↓↓↓

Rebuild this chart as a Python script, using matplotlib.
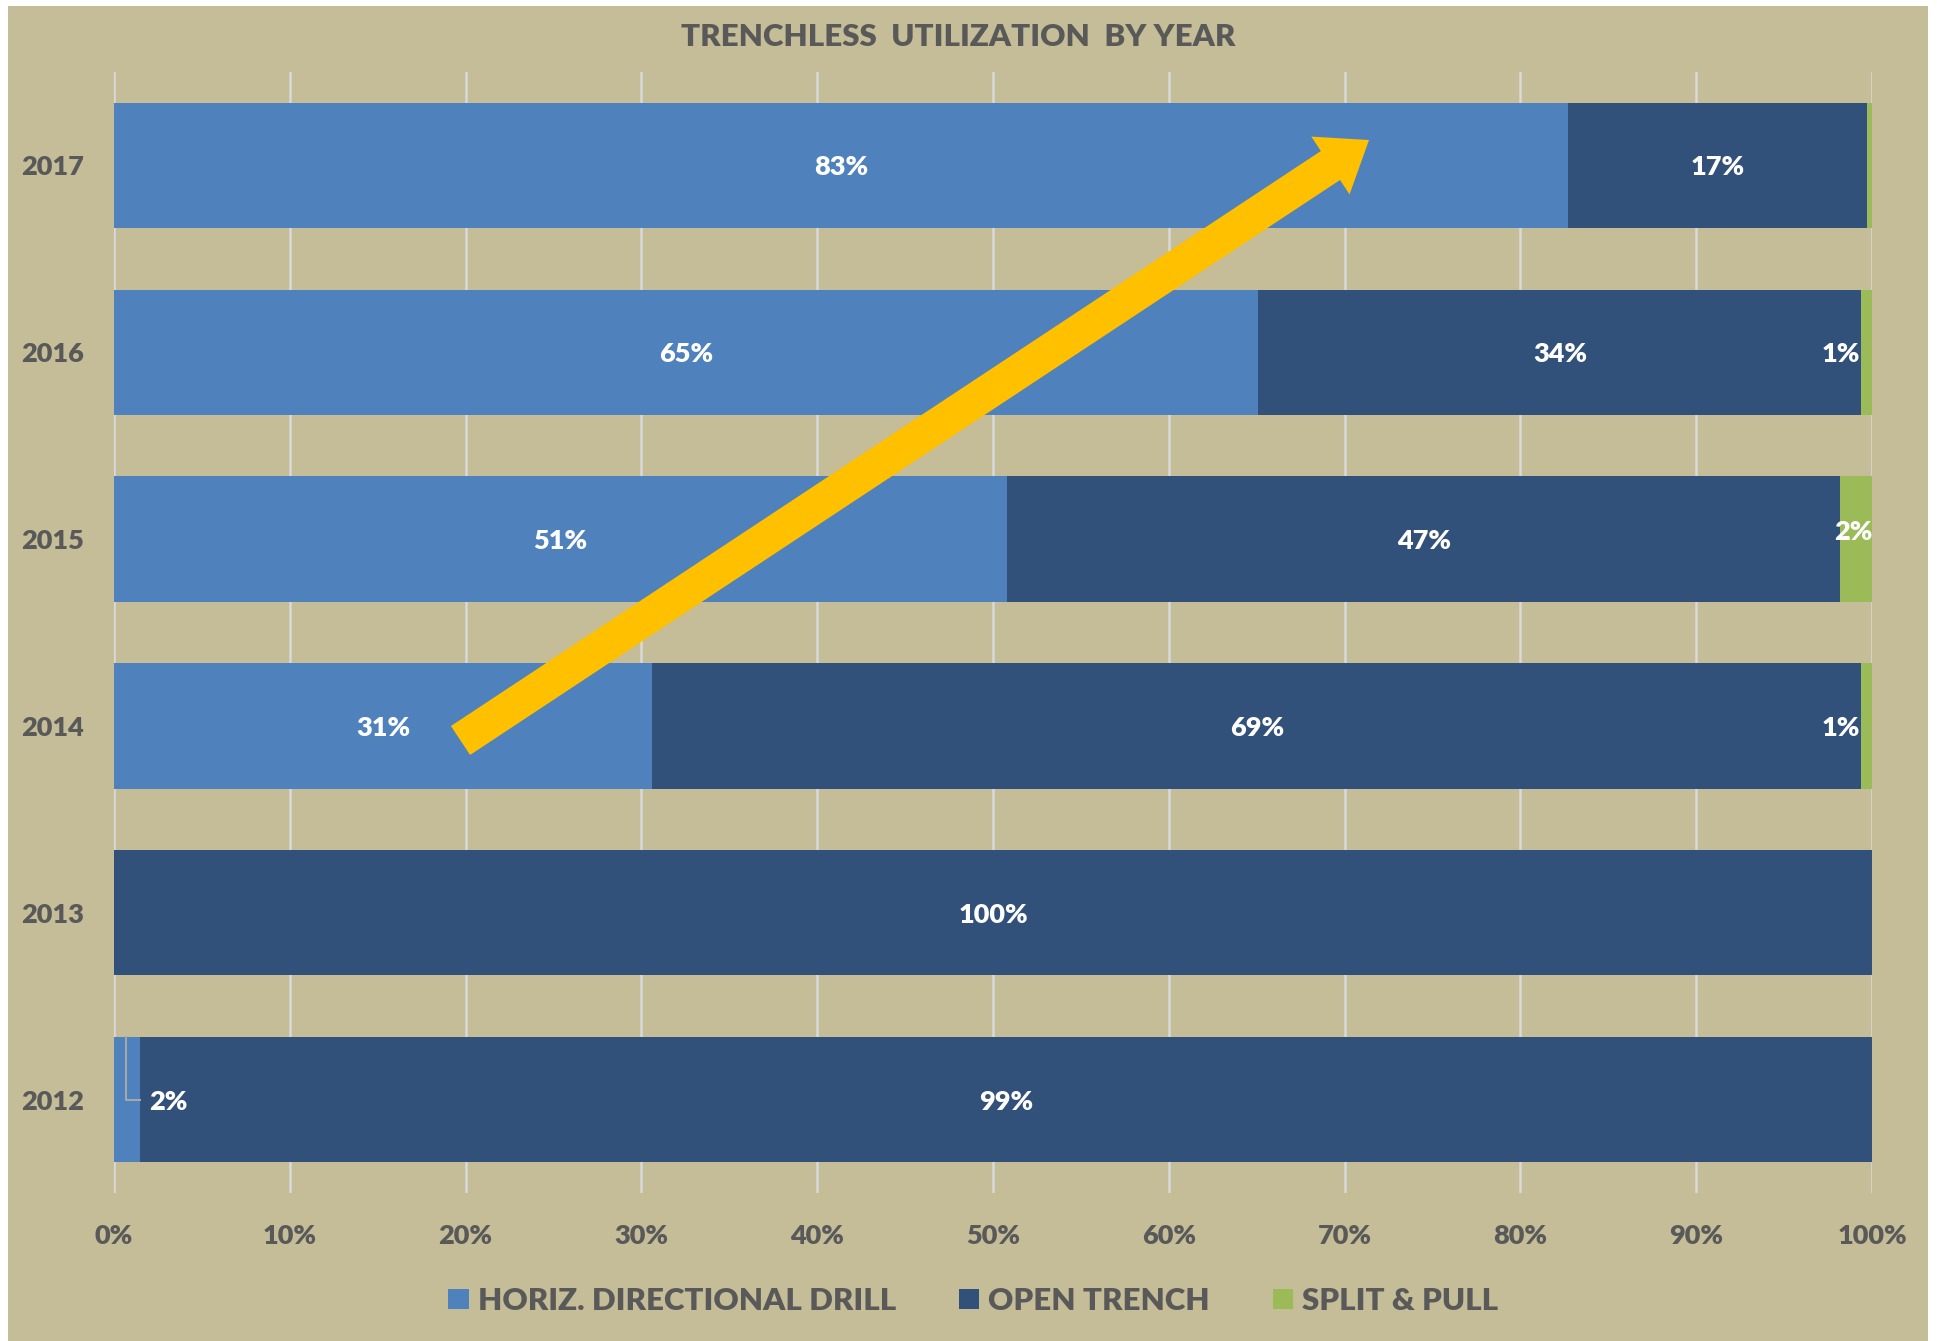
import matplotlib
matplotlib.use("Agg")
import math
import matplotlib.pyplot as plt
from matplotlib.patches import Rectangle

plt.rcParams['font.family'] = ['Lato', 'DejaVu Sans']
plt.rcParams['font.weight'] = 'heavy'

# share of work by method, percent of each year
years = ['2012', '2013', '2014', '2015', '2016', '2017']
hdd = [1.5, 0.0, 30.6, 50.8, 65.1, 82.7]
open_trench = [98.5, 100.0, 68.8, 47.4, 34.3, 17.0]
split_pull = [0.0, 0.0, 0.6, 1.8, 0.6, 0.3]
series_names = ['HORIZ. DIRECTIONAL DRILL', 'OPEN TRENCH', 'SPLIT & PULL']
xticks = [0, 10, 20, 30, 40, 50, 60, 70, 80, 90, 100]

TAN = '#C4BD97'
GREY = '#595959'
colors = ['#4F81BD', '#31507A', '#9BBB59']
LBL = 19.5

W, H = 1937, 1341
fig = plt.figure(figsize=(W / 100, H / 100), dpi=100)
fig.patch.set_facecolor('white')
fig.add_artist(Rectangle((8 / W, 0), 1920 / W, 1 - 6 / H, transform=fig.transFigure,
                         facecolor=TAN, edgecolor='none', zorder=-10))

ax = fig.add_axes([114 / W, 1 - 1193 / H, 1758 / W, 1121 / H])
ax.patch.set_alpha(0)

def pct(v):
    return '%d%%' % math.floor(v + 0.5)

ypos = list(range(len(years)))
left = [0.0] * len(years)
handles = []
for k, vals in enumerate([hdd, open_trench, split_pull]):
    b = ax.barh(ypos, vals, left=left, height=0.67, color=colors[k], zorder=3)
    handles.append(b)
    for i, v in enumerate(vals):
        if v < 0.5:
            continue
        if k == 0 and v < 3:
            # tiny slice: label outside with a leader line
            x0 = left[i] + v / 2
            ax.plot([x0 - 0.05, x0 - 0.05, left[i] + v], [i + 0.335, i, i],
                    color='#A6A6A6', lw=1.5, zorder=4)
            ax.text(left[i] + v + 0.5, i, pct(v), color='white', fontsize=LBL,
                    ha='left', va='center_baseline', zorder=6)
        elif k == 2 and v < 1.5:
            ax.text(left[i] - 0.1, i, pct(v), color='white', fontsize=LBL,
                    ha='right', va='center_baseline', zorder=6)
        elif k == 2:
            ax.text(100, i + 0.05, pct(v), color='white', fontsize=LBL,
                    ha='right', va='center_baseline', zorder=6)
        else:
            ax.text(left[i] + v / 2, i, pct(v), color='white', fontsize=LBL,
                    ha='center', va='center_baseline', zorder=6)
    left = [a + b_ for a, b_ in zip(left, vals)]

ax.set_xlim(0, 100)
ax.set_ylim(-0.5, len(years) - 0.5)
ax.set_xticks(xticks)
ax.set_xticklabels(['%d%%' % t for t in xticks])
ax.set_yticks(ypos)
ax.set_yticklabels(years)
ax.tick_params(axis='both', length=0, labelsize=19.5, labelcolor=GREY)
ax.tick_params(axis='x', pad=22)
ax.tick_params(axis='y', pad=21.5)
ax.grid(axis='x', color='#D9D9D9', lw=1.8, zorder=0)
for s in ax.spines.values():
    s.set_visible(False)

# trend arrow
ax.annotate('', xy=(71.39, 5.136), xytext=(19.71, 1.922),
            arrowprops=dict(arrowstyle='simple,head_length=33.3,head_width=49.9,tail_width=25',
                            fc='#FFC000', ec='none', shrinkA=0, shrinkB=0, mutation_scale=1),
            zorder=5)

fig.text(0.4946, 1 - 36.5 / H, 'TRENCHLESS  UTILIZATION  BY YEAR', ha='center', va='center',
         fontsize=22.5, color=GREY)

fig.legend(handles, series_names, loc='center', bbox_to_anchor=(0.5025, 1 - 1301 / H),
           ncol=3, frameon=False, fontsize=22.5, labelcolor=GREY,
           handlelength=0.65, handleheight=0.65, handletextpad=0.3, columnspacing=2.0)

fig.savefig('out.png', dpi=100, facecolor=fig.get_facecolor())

↑↑↑

OBJECTIVE: Starting with the first line of the data above and ending with the line containing "return '%d%%' % math.floor(v + 0.5)", please restate every line exactly, leaving images out.

WRITTEN SOLUTION:
Rebuild this chart as a Python script, using matplotlib.
import matplotlib
matplotlib.use("Agg")
import math
import matplotlib.pyplot as plt
from matplotlib.patches import Rectangle

plt.rcParams['font.family'] = ['Lato', 'DejaVu Sans']
plt.rcParams['font.weight'] = 'heavy'

# share of work by method, percent of each year
years = ['2012', '2013', '2014', '2015', '2016', '2017']
hdd = [1.5, 0.0, 30.6, 50.8, 65.1, 82.7]
open_trench = [98.5, 100.0, 68.8, 47.4, 34.3, 17.0]
split_pull = [0.0, 0.0, 0.6, 1.8, 0.6, 0.3]
series_names = ['HORIZ. DIRECTIONAL DRILL', 'OPEN TRENCH', 'SPLIT & PULL']
xticks = [0, 10, 20, 30, 40, 50, 60, 70, 80, 90, 100]

TAN = '#C4BD97'
GREY = '#595959'
colors = ['#4F81BD', '#31507A', '#9BBB59']
LBL = 19.5

W, H = 1937, 1341
fig = plt.figure(figsize=(W / 100, H / 100), dpi=100)
fig.patch.set_facecolor('white')
fig.add_artist(Rectangle((8 / W, 0), 1920 / W, 1 - 6 / H, transform=fig.transFigure,
                         facecolor=TAN, edgecolor='none', zorder=-10))

ax = fig.add_axes([114 / W, 1 - 1193 / H, 1758 / W, 1121 / H])
ax.patch.set_alpha(0)

def pct(v):
    return '%d%%' % math.floor(v + 0.5)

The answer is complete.